Thursday, May 7, 2009

Comparing software packages


Building on an article in Vision Systems Design (Andrew Wilson, November 2008,) Wolfgang Eckstein of MVTec has suggested an approach to benchmarking machine vision software. This starts from the perspective that what matters to users is the ease with which an image processing task can be performed, and flows into a discussion of what some suitable tests might be.

To help facilitate the discussion I’m posting the list of test applications here. My hope is that as a community we can develop this from the initial “straw man” to a framework that brings greater transparency to our industry. This in turn will stimulate improvement in product offerings, (especially by those at the bottom of the “league tables,”) which can only benefit the users and ultimately the industry.

Wolfgang should be applauded for his initiative: the question now is who will rise to the challenge?

1 comment:

David Dechow said...

Hi;

I'm strongly in favor of doing software benchmarking, but with some caveats.

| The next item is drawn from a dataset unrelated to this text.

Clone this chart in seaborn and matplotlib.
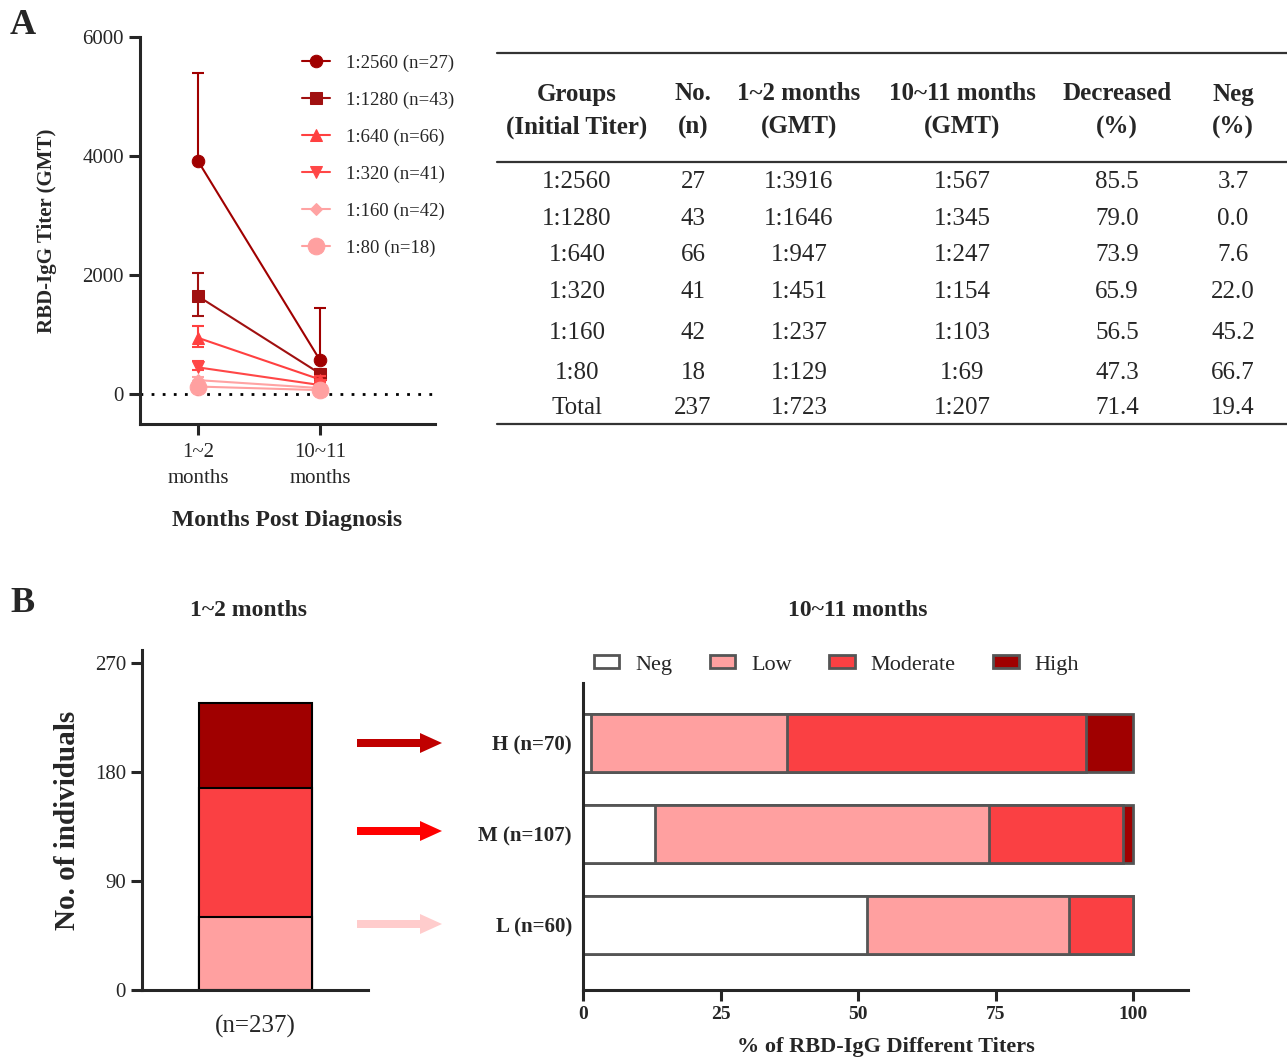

I was involved in stringent benchmarking of search algorithms (geometric and normalized correlation) some ten years ago. One of the key obstacles is developing a competent test bed of images that 1) represent real world usage, and 2) do not favor one algorithm implementation over another.

A second obstacle is "who does the research". Technical specs in machine vision are universally suspect because there's no standardization as to methodology. Could a third-party take over (like AIA)?

Finally, one thing that can't be benchmarked is the usability. I find that most software is generally pretty competently implemented for industrial use, but the levels of exposed parameters and the overall usability account for most of the product differentiation. This is of course subjective, but may be more important than minute differences in algorithm performance.